一方、13日の中国広播ネットが引用した中国統計局の発表データによると、2010年1~11月の送電会社の売り上げは2.19兆元、前年同期比20.84%増で、電力業界総売上の65%を占めている。利益は業界の42%を占める592億元で、前年同期比1828%と大幅に伸びている。

それに対して、電力企業連合会が発表した「2010年度電力監管報告」では、2008年からの3年間、中国の5つの火力発電会社(華能・大唐・華電・国電・中電投)のそれぞれの合計損失は85億元以上を記録しており、5社合計の損失が600億元以上に上っていることが明らかになった。発電会社は毎年政府に電気卸値の値上げを要請しているが、棚上げ状態が続いているという。

中国では2002年に、国家電力会社を発電事業と送電事業に分離した。発電事業は5つの独立した発電会社に再編成し、送電事業は「国家送電会社」と「南方送電会社」に分け、「国家送電会社」の傘下に華北、東北、華東、華中、西北の5つの地域のグループ企業を設立した。
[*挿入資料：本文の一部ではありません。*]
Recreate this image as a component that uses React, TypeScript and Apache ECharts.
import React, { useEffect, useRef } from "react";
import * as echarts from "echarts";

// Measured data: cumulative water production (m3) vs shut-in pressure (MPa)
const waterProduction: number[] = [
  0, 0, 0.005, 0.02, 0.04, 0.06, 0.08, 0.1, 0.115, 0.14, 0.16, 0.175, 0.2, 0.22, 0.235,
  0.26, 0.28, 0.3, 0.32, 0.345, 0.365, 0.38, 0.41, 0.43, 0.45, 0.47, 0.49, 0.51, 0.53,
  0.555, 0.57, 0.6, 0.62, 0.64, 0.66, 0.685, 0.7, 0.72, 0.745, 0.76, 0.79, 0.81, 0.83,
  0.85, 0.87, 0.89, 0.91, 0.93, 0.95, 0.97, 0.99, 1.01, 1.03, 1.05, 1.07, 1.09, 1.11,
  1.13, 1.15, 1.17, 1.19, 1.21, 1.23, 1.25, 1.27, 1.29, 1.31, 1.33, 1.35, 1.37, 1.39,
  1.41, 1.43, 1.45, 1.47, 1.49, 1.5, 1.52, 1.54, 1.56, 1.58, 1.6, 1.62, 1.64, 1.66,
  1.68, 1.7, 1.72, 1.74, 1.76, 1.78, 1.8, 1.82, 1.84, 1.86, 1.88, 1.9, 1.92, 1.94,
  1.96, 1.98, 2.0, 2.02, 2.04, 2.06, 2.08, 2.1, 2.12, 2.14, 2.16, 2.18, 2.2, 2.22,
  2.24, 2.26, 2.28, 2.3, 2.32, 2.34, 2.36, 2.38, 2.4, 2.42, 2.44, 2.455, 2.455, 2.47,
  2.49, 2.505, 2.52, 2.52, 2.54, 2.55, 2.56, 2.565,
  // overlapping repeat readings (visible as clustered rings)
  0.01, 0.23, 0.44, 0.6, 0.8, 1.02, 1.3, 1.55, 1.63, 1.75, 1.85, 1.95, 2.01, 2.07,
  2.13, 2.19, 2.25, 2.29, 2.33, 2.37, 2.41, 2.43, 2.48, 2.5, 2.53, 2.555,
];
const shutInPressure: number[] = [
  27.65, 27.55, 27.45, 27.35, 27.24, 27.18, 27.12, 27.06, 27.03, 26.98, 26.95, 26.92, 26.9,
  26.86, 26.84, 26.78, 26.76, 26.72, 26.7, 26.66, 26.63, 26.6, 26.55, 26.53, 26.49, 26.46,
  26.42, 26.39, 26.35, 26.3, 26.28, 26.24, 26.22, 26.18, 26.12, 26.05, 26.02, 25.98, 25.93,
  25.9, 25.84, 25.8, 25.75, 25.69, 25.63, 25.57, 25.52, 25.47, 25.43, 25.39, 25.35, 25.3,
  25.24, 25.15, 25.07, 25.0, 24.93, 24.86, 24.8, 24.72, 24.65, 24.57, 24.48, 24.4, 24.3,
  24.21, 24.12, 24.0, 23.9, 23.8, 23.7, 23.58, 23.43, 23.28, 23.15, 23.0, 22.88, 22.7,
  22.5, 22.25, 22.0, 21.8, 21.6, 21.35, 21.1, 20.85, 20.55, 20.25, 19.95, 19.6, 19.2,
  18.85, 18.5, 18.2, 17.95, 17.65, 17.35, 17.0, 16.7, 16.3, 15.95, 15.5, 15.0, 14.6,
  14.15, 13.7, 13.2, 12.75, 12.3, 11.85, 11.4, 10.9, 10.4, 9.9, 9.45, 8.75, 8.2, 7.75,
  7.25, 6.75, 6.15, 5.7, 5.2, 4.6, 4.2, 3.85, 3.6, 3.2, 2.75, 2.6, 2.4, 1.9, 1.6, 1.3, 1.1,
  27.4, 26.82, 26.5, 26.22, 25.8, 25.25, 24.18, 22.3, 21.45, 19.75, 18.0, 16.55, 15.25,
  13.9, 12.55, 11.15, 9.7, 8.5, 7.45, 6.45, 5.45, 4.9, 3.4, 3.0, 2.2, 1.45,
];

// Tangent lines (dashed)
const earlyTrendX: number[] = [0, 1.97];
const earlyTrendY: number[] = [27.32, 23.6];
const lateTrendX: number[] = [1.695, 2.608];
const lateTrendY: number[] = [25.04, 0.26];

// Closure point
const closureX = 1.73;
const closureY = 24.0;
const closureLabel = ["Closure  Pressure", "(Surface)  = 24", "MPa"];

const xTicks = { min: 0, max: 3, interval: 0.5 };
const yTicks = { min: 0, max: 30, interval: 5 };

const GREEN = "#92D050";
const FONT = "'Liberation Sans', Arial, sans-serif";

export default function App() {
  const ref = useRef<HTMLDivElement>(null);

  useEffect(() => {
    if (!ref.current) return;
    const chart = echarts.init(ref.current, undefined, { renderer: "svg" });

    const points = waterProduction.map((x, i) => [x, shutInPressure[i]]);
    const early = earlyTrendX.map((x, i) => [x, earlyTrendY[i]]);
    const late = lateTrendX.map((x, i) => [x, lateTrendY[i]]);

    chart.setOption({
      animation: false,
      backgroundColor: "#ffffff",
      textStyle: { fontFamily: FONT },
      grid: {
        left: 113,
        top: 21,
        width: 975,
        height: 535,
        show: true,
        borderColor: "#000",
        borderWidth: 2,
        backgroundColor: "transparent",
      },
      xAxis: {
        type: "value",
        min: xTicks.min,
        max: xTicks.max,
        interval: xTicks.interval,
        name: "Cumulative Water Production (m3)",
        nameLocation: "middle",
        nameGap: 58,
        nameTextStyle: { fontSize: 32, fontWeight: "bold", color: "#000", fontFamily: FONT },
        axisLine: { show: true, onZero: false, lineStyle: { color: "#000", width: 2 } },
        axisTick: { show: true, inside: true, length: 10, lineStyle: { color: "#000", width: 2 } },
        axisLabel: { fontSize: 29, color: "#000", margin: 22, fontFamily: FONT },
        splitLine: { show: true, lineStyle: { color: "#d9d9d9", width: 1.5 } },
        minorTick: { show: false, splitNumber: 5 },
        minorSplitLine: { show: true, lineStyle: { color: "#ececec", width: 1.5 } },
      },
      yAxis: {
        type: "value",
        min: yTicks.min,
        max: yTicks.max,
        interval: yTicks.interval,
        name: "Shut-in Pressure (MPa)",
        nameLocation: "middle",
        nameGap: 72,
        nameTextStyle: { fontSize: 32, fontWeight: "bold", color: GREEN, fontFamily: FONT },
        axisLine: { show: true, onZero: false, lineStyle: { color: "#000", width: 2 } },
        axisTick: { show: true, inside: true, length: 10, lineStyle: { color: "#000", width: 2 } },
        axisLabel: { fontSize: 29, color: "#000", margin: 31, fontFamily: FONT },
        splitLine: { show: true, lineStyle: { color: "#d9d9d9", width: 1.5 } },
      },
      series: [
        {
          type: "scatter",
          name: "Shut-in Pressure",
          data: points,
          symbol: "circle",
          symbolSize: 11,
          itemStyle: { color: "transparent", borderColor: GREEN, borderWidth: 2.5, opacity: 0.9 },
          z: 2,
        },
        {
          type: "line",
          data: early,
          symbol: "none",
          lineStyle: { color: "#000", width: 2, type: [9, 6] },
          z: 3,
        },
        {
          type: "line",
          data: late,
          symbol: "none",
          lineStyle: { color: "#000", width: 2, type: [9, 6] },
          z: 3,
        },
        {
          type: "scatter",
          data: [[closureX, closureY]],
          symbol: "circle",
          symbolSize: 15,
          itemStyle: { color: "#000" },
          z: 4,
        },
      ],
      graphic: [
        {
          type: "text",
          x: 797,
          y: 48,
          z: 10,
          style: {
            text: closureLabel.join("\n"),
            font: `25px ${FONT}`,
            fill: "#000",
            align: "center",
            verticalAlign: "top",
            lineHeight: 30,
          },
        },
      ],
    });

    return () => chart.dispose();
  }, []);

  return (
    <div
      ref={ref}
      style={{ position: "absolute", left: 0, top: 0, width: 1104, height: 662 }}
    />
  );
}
巨額損失を出している発電会社は、送電会社の巨額利益をねたんでいるかというと、答えは「ノー」だと張氏は主張する。発電会社の損失は、むしろ送電会社の利益の目隠しになっていると指摘する張氏は、5つの発電会社も、2つの送電会社も李鵬・元首相一族や曾慶紅・前副主席一族などの指導部メンバーが深く関わっており、全体が1つの利益共同体だという説明で裏付けた。電気卸値を低く設定することで、発電事業で赤字を出すものの、石炭価格の上昇は有効に抑えられる。その結果、送電事業の部分で巨額の利益を上げることができ、利益共同体全体がそれによって潤う、と張氏は両者のカラクリを分析した。発電コストの7割を占める石炭の価格を抑えることは、発電・送電共同体がより多くの利益を稼ぎ出すためのもっとも有効な手段だと張氏は指摘する。

経済学者「電力自由化が糸口」

経済学者・茅於軾教授は本紙の取材に対し、電力の需要と供給のズレは、市場の調節機能が働かなかったことに起因すると分析した。政府が電気料金をコントロールしている一方、石炭価格が市場機能で調節され上昇しているため、間にいる発電会社が発電を控える事態が起きている。「電力と石炭市場の自由化が問題解決の唯一の糸口だ」と茅教授は指摘し、「政府が電気の卸値を抑えるのは、消費者を惑わすやり方だ。結果的に消費者が被害者になる」と批判した。